1700s: The Formula of Content + Promotion
This was one of the earliest idea emergence of creating a copy to advertise a product or business. Even way before the internet came to be, marketers used customer experience, relevance and even storytelling for their content. While the end goal was to generate sales, the approach was not to sell to the people, but to talk them. It’s a useful tip for today.
1990s: The Birth of Computers
Sponsored content sprouted from the ground following the advent of the first blogs, but that’s all that they were then: sprouts. The goal of most content marketing back then was to get people to visit businesses’ real-world locations.
Content marketing and blogging weren’t anything big and popular back then, although that was bound to change in just less than a decade.
2000s: Getting More Digital
E-commerce experienced significant growth at the turn of the century. It was this decade where marketers started understanding how content, relevance, keywords and ads can help them generate traffic and leads.

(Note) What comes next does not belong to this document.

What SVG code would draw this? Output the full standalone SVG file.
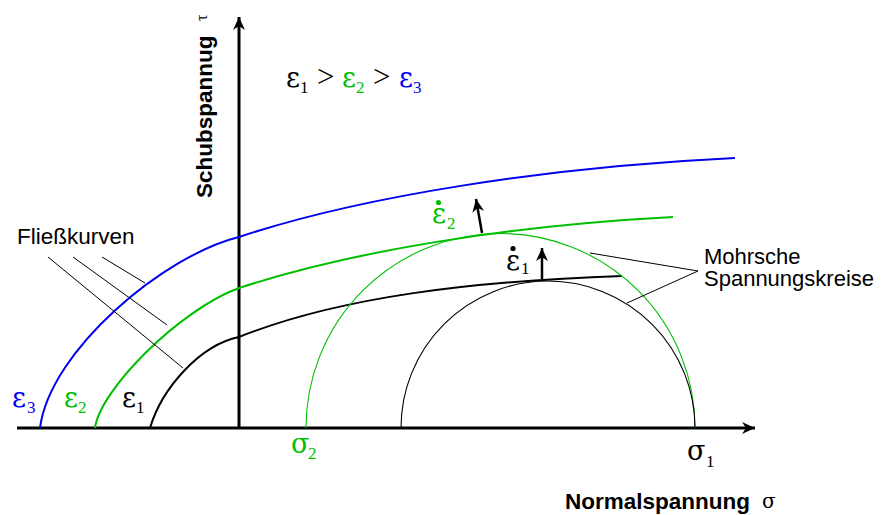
<svg xmlns="http://www.w3.org/2000/svg" width="883" height="515" viewBox="0 0 883 515">
<style>
.sans{font-family:"Liberation Sans",Arial,sans-serif;font-size:22px;fill:#000}
.bold{font-weight:bold;font-size:22.5px}
.sym{font-family:"Liberation Serif","Times New Roman",serif;font-size:28px}
.gt{font-family:"Liberation Serif","Times New Roman",serif;font-size:31px}
.gr{font-family:"DejaVu Serif","Liberation Serif",serif;font-size:27px}
.sub{font-family:"Liberation Serif","Times New Roman",serif;font-size:17px}
.k{fill:#000}.g{fill:#00bf00}.b{fill:#0000f0}
.axis{stroke:#000;stroke-width:3;fill:none}
.curve{fill:none;stroke-width:2}
.circ{fill:none;stroke-width:1.1}
.lead{stroke:#000;stroke-width:1;fill:none}
.arr{stroke:#000;stroke-width:2.5;fill:none}
</style>
<defs>
<marker id="ah" markerUnits="userSpaceOnUse" markerWidth="16" markerHeight="14" viewBox="-13 -7 14 14" refX="0" refY="0" orient="auto">
<path d="M0,0 L-13,-6 L-9,0 L-13,6 Z" fill="#000"/>
</marker>
<marker id="ah2" markerUnits="userSpaceOnUse" markerWidth="14" markerHeight="14" viewBox="-12 -6 13 12" refX="0" refY="0" orient="auto">
<path d="M0,0 L-12,-5.5 L-8.5,0 L-12,5.5 Z" fill="#000"/>
</marker>
</defs>

<g id="axes">
<line class="axis" x1="17" y1="428" x2="755" y2="428" marker-end="url(#ah)"/>
<line class="axis" x1="239" y1="428" x2="239" y2="17" marker-end="url(#ah)"/>
</g>

<g id="curves">
<path id="curve-e3" class="curve" stroke="#0000f0" d="M40,428 C50,350 165,255 239,237 C359,197 545,167 735,158"/>
<path id="curve-e2" class="curve" stroke="#00bf00" d="M95,428 C100,390 179,310 239,288 C349,252 503,226 673,217"/>
<path id="curve-e1" class="curve" stroke="#000" d="M150,428 C162,388 200,345 239,337 C339,297 472,281 622,276"/>
</g>

<g id="mohr-circles">
<path id="circle-2" class="circ" stroke="#00bf00" d="M306,428 A194.5,194.5 0 0 1 695,428"/>
<path id="circle-1" class="circ" stroke="#000" d="M401,428 A147,147 0 0 1 695,428"/>
</g>

<g id="connectors">
<line class="lead" x1="48" y1="257" x2="183" y2="368"/>
<line class="lead" x1="73" y1="257" x2="167" y2="325"/>
<line class="lead" x1="102" y1="257" x2="145" y2="283"/>
<line class="lead" x1="590" y1="253" x2="698" y2="271"/>
<line class="lead" x1="627" y1="303" x2="698" y2="271"/>
<line class="arr" x1="482" y1="233" x2="476" y2="199" marker-end="url(#ah2)"/>
<line class="arr" x1="542" y1="279" x2="542" y2="248" marker-end="url(#ah2)"/>
</g>

<g id="label-ylabel">
<text class="sans bold" transform="translate(212,198) rotate(-90)">Schubspannug</text>
<text class="sym" style="font-size:16px" transform="translate(207,21) rotate(-90)">τ</text>
</g>

<g id="label-xlabel">
<text class="sans bold" x="565" y="509">Normalspannung</text>
<text class="gr" style="font-size:20px" x="762" y="508">σ</text>
</g>

<g id="label-order">
<text class="sym" y="87"><tspan class="k gr" x="286">ε</tspan><tspan class="k sub" x="300" y="93">1</tspan><tspan class="k gt" x="317" y="87">&gt;</tspan><tspan class="g gr" x="342" y="87">ε</tspan><tspan class="g sub" x="356" y="93">2</tspan><tspan class="k gt" x="373" y="87">&gt;</tspan><tspan class="b gr" x="399" y="87">ε</tspan><tspan class="b sub" x="413" y="93">3</tspan></text>
</g>

<g id="label-fliess">
<text class="sans" x="17" y="244" style="font-size:22.5px">Fließkurven</text>
</g>

<g id="label-mohr">
<text class="sans"><tspan x="704" y="264">Mohrsche</tspan><tspan x="704" y="286">Spannungskreise</tspan></text>
</g>

<g id="label-e3"><text class="gr b" y="407"><tspan x="12">ε</tspan><tspan class="sub" x="27" y="413">3</tspan></text></g>
<g id="label-e2"><text class="gr g" y="407"><tspan x="64">ε</tspan><tspan class="sub" x="78" y="413">2</tspan></text></g>
<g id="label-e1"><text class="gr k" y="407"><tspan x="122">ε</tspan><tspan class="sub" x="136" y="413">1</tspan></text></g>

<g id="label-e2dot">
<circle cx="438.5" cy="202.5" r="2.6" fill="#00bf00"/>
<text class="gr g" y="223"><tspan x="432">ε</tspan><tspan class="sub" x="447" y="229">2</tspan></text>
</g>
<g id="label-e1dot">
<circle cx="513" cy="248.5" r="2.6" fill="#000"/>
<text class="gr k" y="270"><tspan x="506">ε</tspan><tspan class="sub" x="521" y="274">1</tspan></text>
</g>

<g id="label-s2"><text class="gr g" y="453"><tspan x="291">σ</tspan><tspan class="sub" x="308" y="459">2</tspan></text></g>
<g id="label-s1"><text class="gr k" y="460"><tspan x="687">σ</tspan><tspan class="sub" x="706" y="467">1</tspan></text></g>
</svg>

2010s: The Digital & Social Revolution
Marketers began optimising their websites and content for search engine- essentially the birth of SEO. Aiming to rig the system to their favour, marketers also utilised a lot of blackhat SEO techniques. Content quality went down the drain as keyword stuffing, invisible text, link manipulation, and bloated metadata became a common sight online.
But like mentioned at the beginning of this post, Google penalised these websites that used blackhat tactics. The search engine aimed to please the consumers because that’s where the value is.
What is Content Marketing Now?
Make sure that your content marketing and SEO work seamlessly together. One cannot work well without the other; you need both. There are plenty of digital tools at your disposal to create rich, original content that users will love.